15 de março de 1985 foi uma sexta-feira. Hoje, essa sexta-feira cai em 11 de março. Naquele ano, nesta data, ninguém ainda sabia nem poderia prever o que iria acontecer nos dias seguintes, talvez os mais tensos e mais dramáticos da história do Brasil.
A quase certeza é que no dia 11 Tancredo já estivesse sentindo dores e já se havia desencadeado o processo que o levaria à morte. Os relatos médicos, a que só ultimamente tive acesso, são contraditórios quanto à presença dos primeiros sintomas. O doutor Warren Zapol, intensivista do Massachusetts General Hospital, que acompanhou Tancredo Neves nos últimos dias, diz ter sido o dia 10 aquele em que ele começou a sentir as primeiras dores. Já o doutor Francisco Pinheiro da Rocha diz ter sido chamado no dia 13 de março. Nesse dia, às 11h30, examinou o presidente detalhadamente e ele apresentava "abdome agudo cirúrgico". Reagia à apalpação e tinha perfeitamente definida uma "massa intra-abdominal que sugeria tratar-se de um plastrão (formação em forma de gravata larga) organizado naquele local".
A partir daí começa seu suplício, seu calvário. No dia 15, à 1h10, a nove horas da posse em que deveria receber todas as homenagens do povo brasileiro, prestando o seu juramento constitucional na Câmara dos Deputados, seu abdome começava a ser aberto no Hospital de Base de Brasília.
Viveria o Brasil, a partir daquele instante, um momento de tensão em que a história não sabe para onde caminha. Poderia ocorrer tudo. Os militares fiéis ao presidente Figueiredo falavam em voltar aos seus ministérios e mobilizar o dispositivo castrense. Os políticos, envoltos em perplexidades, não tinham nenhum grupo organizado para tomar decisões. Reuniam-se na Câmara, em casa de deputados, nos gabinetes dos presidentes do Senado e da Câmara, nos restaurantes, no hospital. Os jantares organizados para serem a antecipação da festa se transformavam em desorientação e tristeza.

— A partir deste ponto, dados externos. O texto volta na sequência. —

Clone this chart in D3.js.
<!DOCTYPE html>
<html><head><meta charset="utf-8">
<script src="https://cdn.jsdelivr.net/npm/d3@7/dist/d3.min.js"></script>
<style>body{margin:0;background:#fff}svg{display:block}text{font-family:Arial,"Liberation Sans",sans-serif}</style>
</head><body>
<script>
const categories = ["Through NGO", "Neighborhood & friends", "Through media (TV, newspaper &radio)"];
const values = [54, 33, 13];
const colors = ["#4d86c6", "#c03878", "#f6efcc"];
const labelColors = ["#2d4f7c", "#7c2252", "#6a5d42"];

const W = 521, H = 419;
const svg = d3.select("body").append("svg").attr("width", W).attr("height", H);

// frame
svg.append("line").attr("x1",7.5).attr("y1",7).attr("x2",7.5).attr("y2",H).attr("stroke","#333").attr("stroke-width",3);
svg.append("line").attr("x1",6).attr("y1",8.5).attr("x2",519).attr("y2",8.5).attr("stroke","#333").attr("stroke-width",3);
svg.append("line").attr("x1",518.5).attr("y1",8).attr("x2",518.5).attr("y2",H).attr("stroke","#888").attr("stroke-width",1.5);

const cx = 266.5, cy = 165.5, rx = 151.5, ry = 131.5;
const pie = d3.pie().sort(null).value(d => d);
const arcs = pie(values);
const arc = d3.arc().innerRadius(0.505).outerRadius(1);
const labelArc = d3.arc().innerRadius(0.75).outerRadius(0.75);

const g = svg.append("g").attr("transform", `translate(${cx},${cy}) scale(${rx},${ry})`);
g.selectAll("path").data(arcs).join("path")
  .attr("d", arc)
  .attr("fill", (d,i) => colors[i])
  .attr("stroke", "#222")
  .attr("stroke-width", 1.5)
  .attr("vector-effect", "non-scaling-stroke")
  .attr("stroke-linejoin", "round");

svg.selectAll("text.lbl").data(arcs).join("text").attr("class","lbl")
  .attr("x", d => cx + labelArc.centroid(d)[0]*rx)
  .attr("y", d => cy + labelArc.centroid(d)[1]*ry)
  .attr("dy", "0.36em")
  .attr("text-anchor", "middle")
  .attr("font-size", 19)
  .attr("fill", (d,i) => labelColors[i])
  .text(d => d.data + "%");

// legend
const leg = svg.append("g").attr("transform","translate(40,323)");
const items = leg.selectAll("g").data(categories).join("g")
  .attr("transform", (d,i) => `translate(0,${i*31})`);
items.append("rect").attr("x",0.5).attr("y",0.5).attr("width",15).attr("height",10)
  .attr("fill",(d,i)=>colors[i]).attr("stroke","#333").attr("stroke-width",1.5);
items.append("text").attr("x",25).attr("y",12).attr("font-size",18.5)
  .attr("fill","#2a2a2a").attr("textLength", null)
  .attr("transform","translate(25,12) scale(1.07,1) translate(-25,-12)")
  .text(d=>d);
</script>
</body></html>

Em meio a tudo isso, dois homens aparecem e mostram grande capacidade de gerir crises: Ulysses e Leônidas. Ulysses, quando eu lhe disse que não desejava assumir sem Tancredo, me replica não ser hora de sentimentalismos -"temos deveres com a nação"- e diz que "um processo tão longo de luta pelas instituições não pode morrer nas nossas indecisões". O general Leônidas imediatamente partiu para a ação concreta: "Vamos ao Leitão, não para discutir sobre posse, mas, sim, para dizer que às dez horas o Sarney, vice-presidente da República, ocupará a Presidência. No mais, tudo será mantido como estava programado".
Quando me comunicaram a decisão, às 3h, eu era um homem batido pelo imprevisto. Ulysses foi o meu grande bastão nessa hora. Suas qualidades de homem público e de estadista e sua coragem asseguravam a ordem civil. Leônidas dava o respaldo militar.
Depois foram os longos dias de sofrimento de Tancredo. Eu, sem ter escolhido ninguém do governo, sem pertencer a um Estado grande e sem ter respaldo dos grupos econômicos nacionais e da inteligência brasileira, iria ser o 30º presidente do Brasil.
O que me esperava? Como seriam os dias, as noites e os anos futuros?
Tudo isso dissipou-se no florescimento de uma transição tranqüila, na criação de uma poderosa sociedade democrática.
Relembro Tancredo Neves. Fui apenas um instrumento de sua inspiração. E tudo deu certo, até mesmo os grandes erros.
15 de março de 1985. Naquela manhã encoberta de Brasília, as espatódeas vermelhas enfeitavam os gramados verdes.